About this blog…

I am employed by Netnod as head of engineering, research and development and am among other things chair of the Security and Stability Advisory Committee at ICANN. You can find CV and photos of me at this page.

As I wear so many hats, I find it being necessary to somewhere express my personal view on things. This is the location where that happens. Postings on this blog, or at Facebook, Twitter etc, falls under this policy.

The views expressed on this post are mine and do not necessarily reflect the views of Netnod or any other of the organisations I have connections to.

Confusion about DNSSEC and signatures of the root zone

Milton Müller writes about DNSSEC. He refers to a post by Philip Hallam Baker on the IETF list.

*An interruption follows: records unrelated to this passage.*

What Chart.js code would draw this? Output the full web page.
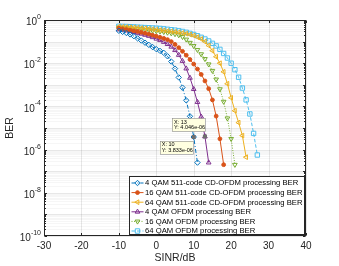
<!DOCTYPE html>
<html>
<head>
<meta charset="utf-8">
<script src="https://cdn.jsdelivr.net/npm/chart.js@4.4.1/dist/chart.umd.min.js"></script>
<style>
  html, body { margin: 0; padding: 0; background: #fff; }
  canvas { display: block; }
</style>
</head>
<body>
<canvas id="berChart" width="339" height="266"></canvas>
<script>
// SINR grid shared by every curve (dB), one point per dB
const snrDb = [-10, -9, -8, -7, -6, -5, -4, -3, -2, -1, 0, 1, 2, 3, 4, 5, 6, 7, 8, 9,
  10, 11, 12, 13, 14, 15, 16, 17, 18, 19, 20, 21, 22, 23, 24, 25, 26, 27];

// BER values
const ber4QamCd = [0.316, 0.282, 0.251, 0.214, 0.178, 0.141, 0.112, 0.0891, 0.0708, 0.0562,
  0.0447, 0.0372, 0.0302, 0.0209, 0.012, 5.62e-3, 2.19e-3, 7.41e-4, 1.91e-4, 3.47e-5,
  3.833e-6, 2.5e-7];
const ber16QamCd = [0.417, 0.389, 0.363, 0.339, 0.316, 0.295, 0.269, 0.245, 0.224, 0.2,
  0.178, 0.158, 0.141, 0.123, 0.1, 0.0741, 0.0525, 0.0355, 0.0234, 0.0148,
  9.12e-3, 5.37e-3, 3.02e-3, 1.51e-3, 6.61e-4, 2.0e-4, 3.55e-5, 3.16e-6, 2.0e-7];
const ber64QamCd = [0.49, 0.479, 0.468, 0.457, 0.447, 0.437, 0.417, 0.407, 0.389, 0.372,
  0.355, 0.339, 0.324, 0.309, 0.295, 0.282, 0.269, 0.251, 0.234, 0.214,
  0.191, 0.162, 0.132, 0.1, 0.0661, 0.038, 0.02, 0.01, 3.98e-3, 1.12e-3,
  2.51e-4, 6.31e-5, 1.78e-5, 4.47e-6, 4.47e-7];
const ber4QamOfdm = [0.363, 0.347, 0.324, 0.302, 0.275, 0.251, 0.229, 0.204, 0.182, 0.158,
  0.135, 0.115, 0.0955, 0.0759, 0.0575, 0.0398, 0.024, 0.0126, 5.62e-3, 2.09e-3,
  6.31e-4, 1.58e-4, 3.31e-5, 4.046e-6, 2.5e-7];
const ber16QamOfdm = [0.447, 0.437, 0.427, 0.407, 0.398, 0.38, 0.372, 0.355, 0.339, 0.324,
  0.309, 0.295, 0.282, 0.263, 0.245, 0.224, 0.2, 0.166, 0.126, 0.0891,
  0.0631, 0.0417, 0.0263, 0.0158, 8.91e-3, 4.47e-3, 1.78e-3, 6.31e-4, 1.66e-4, 2.82e-5,
  3.16e-6, 2.0e-7];
const ber64QamOfdm = [0.513, 0.507, 0.501, 0.49, 0.479, 0.468, 0.457, 0.447, 0.437, 0.427,
  0.417, 0.407, 0.389, 0.372, 0.355, 0.339, 0.316, 0.295, 0.269, 0.24,
  0.214, 0.186, 0.158, 0.132, 0.107, 0.0832, 0.0631, 0.0437, 0.0282, 0.0174,
  0.01, 5.01e-3, 2.24e-3, 7.08e-4, 2.0e-4, 4.47e-5, 5.62e-6, 5.62e-7];

const seriesNames = [
  "4 QAM 511-code CD-OFDM processing BER",
  "16 QAM 511-code CD-OFDM processing BER",
  "64 QAM 511-code CD-OFDM processing BER",
  "4 QAM OFDM processing BER",
  "16 QAM OFDM processing BER",
  "64 QAM OFDM processing BER",
];

const xTicks = [-30, -20, -10, 0, 10, 20, 30, 40];
const yTickExponents = [0, -2, -4, -6, -8, -10];

// data tips: which series, at which SINR, and their text
const tipSeries = [3, 0];
const tipSnr = [13, 10];
const tipText = [["X: 13", "Y: 4.046e-06"], ["X: 10", "Y: 3.833e-06"]];

const FONT = '"Liberation Sans", Arial, Helvetica, sans-serif';
const AXIS_COLOR = "#262626";

const toPoints = (ber) => ber.map((v, i) => ({ x: snrDb[i], y: v }));

const mkSet = (label, ber, color, style, opts) => Object.assign({
  label: label,
  data: toPoints(ber),
  borderColor: color,
  backgroundColor: color,
  borderWidth: 1,
  pointStyle: style,
  pointRadius: 2.7,
  pointBorderWidth: 1,
  pointBorderColor: color,
  pointBackgroundColor: "rgba(255,255,255,0)",
  tension: 0,
  fill: false,
}, opts);

const datasets = [
  mkSet(seriesNames[0], ber4QamCd, "#0072BD", "rectRot", { borderDash: [4, 2, 1, 2], pointRadius: 2.7 }),
  mkSet(seriesNames[1], ber16QamCd, "#D95319", "circle", { pointRadius: 1.9, pointBackgroundColor: "#D95319" }),
  mkSet(seriesNames[2], ber64QamCd, "#EDB120", "triangle", { pointRotation: 270 }),
  mkSet(seriesNames[3], ber4QamOfdm, "#7E2F8E", "triangle", {}),
  mkSet(seriesNames[4], ber16QamOfdm, "#77AC30", "triangle", { borderDash: [1, 1.5], pointRotation: 180 }),
  mkSet(seriesNames[5], ber64QamOfdm, "#4DBEEE", "rect", { borderDash: [3.5, 2], pointRadius: 3.1 }),
];

const hline = (ctx, x1, x2, y) => { ctx.beginPath(); ctx.moveTo(x1, y); ctx.lineTo(x2, y); ctx.stroke(); };
const vline = (ctx, x, y1, y2) => { ctx.beginPath(); ctx.moveTo(x, y1); ctx.lineTo(x, y2); ctx.stroke(); };

const matlabAxes = {
  id: "matlabAxes",
  beforeDatasetsDraw(chart) {
    const { ctx, chartArea: a, scales: { x, y } } = chart;
    ctx.save();
    ctx.lineWidth = 1;
    // minor grid on log axis
    ctx.strokeStyle = "rgba(38,38,38,0.045)";
    for (let e = -10; e < 0; e++) {
      for (let k = 2; k <= 9; k++) {
        hline(ctx, a.left, a.right, Math.round(y.getPixelForValue(k * Math.pow(10, e))) + 0.5);
      }
    }
    // major grid
    ctx.strokeStyle = "rgba(38,38,38,0.11)";
    for (let e = -10; e <= 0; e++) {
      hline(ctx, a.left, a.right, Math.round(y.getPixelForValue(Math.pow(10, e))) + 0.5);
    }
    xTicks.forEach((t) => vline(ctx, Math.round(x.getPixelForValue(t)) + 0.5, a.top, a.bottom));
    ctx.restore();
  },
  afterDatasetsDraw(chart) {
    const { ctx, chartArea: a, scales: { x, y } } = chart;
    ctx.save();
    ctx.strokeStyle = AXIS_COLOR;
    ctx.lineWidth = 1;
    const L = Math.round(a.left) + 0.5, R = Math.round(a.right) - 0.5;
    const T = Math.round(a.top) + 0.5, B = Math.round(a.bottom) - 0.5;
    // inward ticks
    xTicks.forEach((t) => {
      const px = Math.round(x.getPixelForValue(t)) + 0.5;
      vline(ctx, px, B, B - 2.5);
      vline(ctx, px, T, T + 2.5);
    });
    for (let e = -10; e <= 0; e++) {
      const py = Math.round(y.getPixelForValue(Math.pow(10, e))) + 0.5;
      hline(ctx, L, L + 2.5, py);
      hline(ctx, R, R - 2.5, py);
      if (e < 0) {
        for (let k = 2; k <= 9; k++) {
          const pm = Math.round(y.getPixelForValue(k * Math.pow(10, e))) + 0.5;
          hline(ctx, L, L + 1.5, pm);
          hline(ctx, R, R - 1.5, pm);
        }
      }
    }
    ctx.strokeRect(L, T, R - L, B - T);
    ctx.restore();
  },
  afterDraw(chart) {
    const { ctx, chartArea: a, scales: { x, y } } = chart;
    ctx.save();
    ctx.fillStyle = AXIS_COLOR;

    // x tick labels
    ctx.font = "10px " + FONT;
    ctx.textAlign = "center";
    ctx.textBaseline = "middle";
    xTicks.forEach((t) => ctx.fillText(String(t), x.getPixelForValue(t), a.bottom + 10));

    // y tick labels 10^n
    yTickExponents.forEach((e) => {
      const py = y.getPixelForValue(Math.pow(10, e));
      ctx.font = "7px " + FONT;
      const expW = ctx.measureText(String(e)).width;
      const right = a.left - 3;
      ctx.textAlign = "left";
      ctx.fillText(String(e), right - expW, py - 3);
      ctx.font = "10px " + FONT;
      ctx.textAlign = "right";
      ctx.fillText("10", right - expW, py + 2.5);
    });

    // axis titles
    ctx.font = "10.5px " + FONT;
    ctx.textAlign = "center";
    ctx.fillText("SINR/dB", (a.left + a.right) / 2, a.bottom + 22);
    ctx.save();
    ctx.translate(10, (a.top + a.bottom) / 2);
    ctx.rotate(-Math.PI / 2);
    ctx.fillText("BER", 0, 0);
    ctx.restore();

    // data tips
    tipSeries.forEach((s, i) => {
      const idx = snrDb.indexOf(tipSnr[i]);
      const pt = chart.getDatasetMeta(s).data[idx];
      ctx.fillStyle = "#6e6e6e";
      ctx.fillRect(pt.x - 2, pt.y - 2, 4, 4);
      const w = 33, h = 13;
      const bx = i === 0 ? pt.x - w : pt.x - w - 1;
      const by = i === 0 ? pt.y - h - 5 : pt.y + 4;
      ctx.fillStyle = "#ffffe0";
      ctx.fillRect(bx, by, w, h);
      ctx.strokeStyle = "#8c8c8c";
      ctx.lineWidth = 0.6;
      ctx.strokeRect(Math.round(bx) + 0.5, Math.round(by) + 0.5, w, h);
      ctx.fillStyle = "#000";
      ctx.font = "5.5px " + FONT;
      ctx.textAlign = "left";
      ctx.textBaseline = "middle";
      ctx.fillText(tipText[i][0], bx + 2, by + 3.7);
      ctx.fillText(tipText[i][1], bx + 2, by + 9.3);
    });

    // legend inside axes, lower right
    const lw = 175, lh = 58;
    const lx = Math.round(a.right) - lw - 1.5, ly = Math.round(a.bottom) - lh - 1.5;
    ctx.fillStyle = "#fff";
    ctx.fillRect(lx, ly, lw, lh);
    ctx.strokeStyle = AXIS_COLOR;
    ctx.lineWidth = 1;
    ctx.strokeRect(lx, ly, lw, lh);
    chart.data.datasets.forEach((ds, i) => {
      const ry = ly + 6.5 + i * 9.6;
      ctx.save();
      ctx.strokeStyle = ds.borderColor;
      ctx.lineWidth = 1;
      ctx.setLineDash(ds.borderDash || []);
      hline(ctx, lx + 2, lx + 14, ry);
      ctx.setLineDash([]);
      ctx.fillStyle = ds.pointBackgroundColor;
      Chart.helpers.drawPoint(ctx, {
        pointStyle: ds.pointStyle,
        rotation: ds.pointRotation || 0,
        radius: ds.pointRadius,
        borderWidth: 1,
      }, lx + 8, ry);
      ctx.restore();
      ctx.fillStyle = "#000";
      ctx.font = "7.7px " + FONT;
      ctx.textAlign = "left";
      ctx.textBaseline = "middle";
      ctx.fillText(ds.label, lx + 15.5, ry + 0.3);
    });
    ctx.restore();
  },
};

new Chart(document.getElementById("berChart"), {
  type: "line",
  data: { datasets: datasets },
  options: {
    responsive: false,
    animation: false,
    events: [],
    layout: { padding: { left: 44, right: 33, top: 20, bottom: 30 } },
    scales: {
      x: {
        type: "linear",
        min: -30,
        max: 40,
        ticks: { display: false, stepSize: 10 },
        grid: { display: false },
        border: { display: false },
        afterFit: (s) => { s.height = 0; },
      },
      y: {
        type: "logarithmic",
        min: 1e-10,
        max: 1,
        ticks: { display: false },
        grid: { display: false },
        border: { display: false },
        afterFit: (s) => { s.width = 0; },
      },
    },
    plugins: {
      legend: { display: false },
      tooltip: { enabled: false },
    },
  },
  plugins: [matlabAxes],
});
</script>
</body>
</html>
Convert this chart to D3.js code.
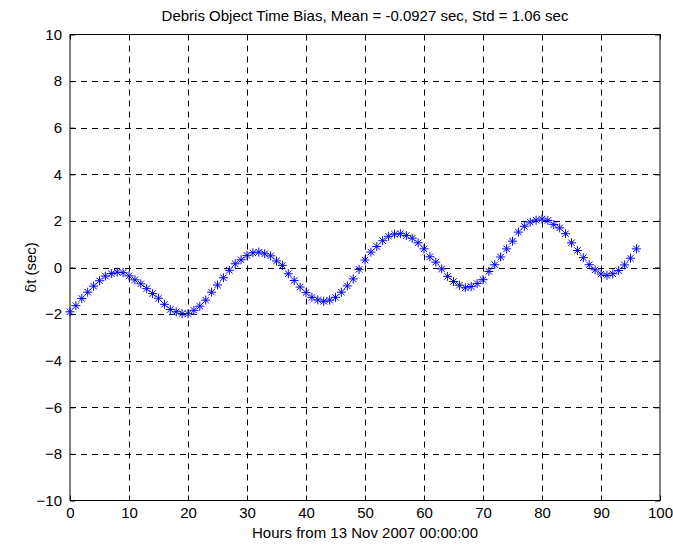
<!DOCTYPE html>
<html>
<head>
<meta charset="utf-8">
<script src="https://cdn.jsdelivr.net/npm/d3@7"></script>
<style>
  body { margin: 0; background: #fff; }
  text { font-family: "Liberation Sans", Arial, sans-serif; fill: #000; }
</style>
</head>
<body>
<svg width="673" height="548"></svg>
<script>
// hours from 13 Nov 2007 00:00:00
var hours = [0,1,2,3,4,5,6,7,8,9,10,11,12,13,14,15,16,17,18,19,20,21,22,23,24,25,26,27,28,29,30,31,32,33,34,35,36,37,38,39,40,41,42,43,44,45,46,47,48,49,50,51,52,53,54,55,56,57,58,59,60,61,62,63,64,65,66,67,68,69,70,71,72,73,74,75,76,77,78,79,80,81,82,83,84,85,86,87,88,89,90,91,92,93,94,95,96];
// time bias dt (sec)
var bias = [-1.90,-1.64,-1.33,-1.06,-0.80,-0.57,-0.37,-0.26,-0.20,-0.22,-0.36,-0.53,-0.70,-0.91,-1.12,-1.32,-1.58,-1.80,-1.90,-1.98,
  -1.98,-1.84,-1.66,-1.40,-1.06,-0.75,-0.44,-0.12,0.16,0.33,0.52,0.63,0.66,0.59,0.50,0.28,0.09,-0.27,-0.56,-0.84,
  -1.08,-1.28,-1.39,-1.45,-1.40,-1.28,-1.06,-0.79,-0.49,-0.08,0.32,0.66,0.90,1.15,1.34,1.43,1.45,1.37,1.26,1.06,
  0.80,0.46,0.23,-0.06,-0.38,-0.60,-0.76,-0.87,-0.82,-0.69,-0.52,-0.17,0.12,0.45,0.80,1.13,1.52,1.77,1.95,2.03,
  2.08,2.02,1.84,1.70,1.45,1.06,0.73,0.42,0.12,-0.10,-0.28,-0.34,-0.27,-0.13,0.11,0.40,0.80];
var xTicks = [0,10,20,30,40,50,60,70,80,90,100];
var yTicks = [-10,-8,-6,-4,-2,0,2,4,6,8,10];

var titleText = "Debris Object Time Bias, Mean = -0.0927 sec, Std = 1.06 sec";
var xLabel = "Hours from 13 Nov 2007 00:00:00";

var svg = d3.select("svg");
var pLeft = 70, pRight = 660, pTop = 34.5, pBottom = 500.5;

var x = d3.scaleLinear().domain([0, 100]).range([pLeft, pRight]);
var y = d3.scaleLinear().domain([-10, 10]).range([pBottom, pTop]);

// dashed grid
var grid = svg.append("g").attr("stroke", "#000").attr("stroke-width", 1).attr("stroke-dasharray", "6,5");
grid.selectAll("line.gx").data(xTicks.slice(1, -1)).enter().append("line")
  .attr("x1", d => Math.round(x(d)) + 0.5).attr("x2", d => Math.round(x(d)) + 0.5)
  .attr("y1", pTop).attr("y2", pBottom);
grid.selectAll("line.gy").data(yTicks.slice(1, -1)).enter().append("line")
  .attr("y1", d => Math.round(y(d)) + 0.5).attr("y2", d => Math.round(y(d)) + 0.5)
  .attr("x1", pLeft).attr("x2", pRight);

// axes with inward ticks on all four sides
var fmt = d3.format("d");
var axB = svg.append("g").attr("transform", "translate(0," + pBottom + ")")
  .call(d3.axisBottom(x).tickValues(xTicks).tickFormat(fmt).tickSizeInner(-5).tickSizeOuter(0).tickPadding(7));
var axT = svg.append("g").attr("transform", "translate(0," + pTop + ")")
  .call(d3.axisTop(x).tickValues(xTicks).tickFormat("").tickSizeInner(-5).tickSizeOuter(0));
var axL = svg.append("g").attr("transform", "translate(" + pLeft + ",0)")
  .call(d3.axisLeft(y).tickValues(yTicks).tickFormat(fmt).tickSizeInner(-5).tickSizeOuter(0).tickPadding(8));
var axR = svg.append("g").attr("transform", "translate(" + pRight + ",0)")
  .call(d3.axisRight(y).tickValues(yTicks).tickFormat("").tickSizeInner(-5).tickSizeOuter(0));
[axB, axT, axL, axR].forEach(function (g) {
  g.select(".domain").remove();
  g.selectAll("line").attr("stroke", "#000");
  g.selectAll("text").style("font-size", "15px").attr("font-family", null);
});

// frame
svg.append("rect").attr("x", pLeft).attr("y", pTop).attr("width", pRight - pLeft).attr("height", pBottom - pTop)
  .attr("fill", "none").attr("stroke", "#000").attr("stroke-width", 1);

// star markers
var s = 4.5;
var star = "M" + (-s) + ",0L" + s + ",0M0," + (-s) + "L0," + s +
  "M" + (-s * 0.72) + "," + (-s * 0.72) + "L" + (s * 0.72) + "," + (s * 0.72) +
  "M" + (-s * 0.72) + "," + (s * 0.72) + "L" + (s * 0.72) + "," + (-s * 0.72);
svg.append("g").selectAll("path").data(hours).enter().append("path")
  .attr("transform", (d, i) => "translate(" + x(d) + "," + y(bias[i]) + ")")
  .attr("d", star).attr("fill", "none").attr("stroke", "#0000ff").attr("stroke-width", 1);

// title and labels
svg.append("text").attr("x", (pLeft + pRight) / 2).attr("y", 21).attr("text-anchor", "middle")
  .style("font-size", "15px").text(titleText);
svg.append("text").attr("x", (pLeft + pRight) / 2).attr("y", 538).attr("text-anchor", "middle")
  .style("font-size", "15px").text(xLabel);
var yl = svg.append("text").attr("transform", "translate(36," + y(0) + ") rotate(-90)")
  .attr("text-anchor", "middle").style("font-size", "15px");
yl.append("tspan").attr("font-family", "'DejaVu Serif', serif").text("δ");
yl.append("tspan").text("t (sec)");
</script>
</body>
</html>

Milton mixes up a number of things, and do ignore completely the downside of the proposal he makes.

First of all, the trust on the DNS has nothing to do with DNSSEC. It has to do with trust of the namespace, the hierarchy of names that start with the root. The real power because of this sits within the process that define what tokens (or names) should exist directly under the root. The creation of such names (creation of TLDs) and appointment of registries for those TLDs, that is where the power is, as the DNS is a distributed database with delegated administration (and because of the delegation of power).

DNSSEC is just digital signatures on records in this database.

That people think that signing the root implies that one make decisions on what is in the root zone is wrong, sad, and adds politics to the technical solution DNSSEC is. The politics must stay with the creation of TLDs and appointment of registries.

Of course the one that signs the root can refuse to do so if the content of the zone is not according to what they like. But, this argument is killed by defining the root signing entity as a pure technical process that verifies that the right entity has created the zone file, and that they are (still) doing their job. Like an ISO-9000 (or BS-7799) verification process. It is of course also possible to have that accreditation licensing process split between multiple entities by using a (mathematically) split key management for the root zone.

But that is something completely different from having multiple signing authorities for the same root zone. That just does not make any sense what so ever. If we create such solutions, we will not only end up in a situation that is very similar to the X.509 (used in TLS and SSL for the web) mess where people are in reality forced to buy certificates from CAs that are decided by the browser vendors, a process that is so complicated that many SSL based web sites use self signed certificates, and users just press ok when they get the question whether they should continue although the certificate is not signed.

I have accepted to be on the panel on DNSSEC that Milton Müller et.al. runs at the IGF in Rio de Janeiro later this fall, and this above is exactly what I will point out. All the time we have known each other (we know each other very very well) we have agreed we have different view on these things. Milton being (I think) too naive regarding the ability for market economy to resolve public policy issues. He probably have reverse thoughts about me. :-)

If just people accept that the DNS is a strict hierarchy, and concentrate on deciding what process should be used to create TLDs, and appoint registries, then the rest of the pieces of the puzzle will fall into place. DNSSEC is NOT a piece that is hard to place in its right spot. Too many people (like Milton I think) do think DNSSEC adds a separate power to someone, and too many technical people are naive when they suggest technical ideas that move the working hierarchical system of DNS towards the broken hierarchies of X.509 that we remember from X.400, X.500 and now SSL and TLS.

We must have one and only one root in DNS, and that implies one DNSSEC trust anchor.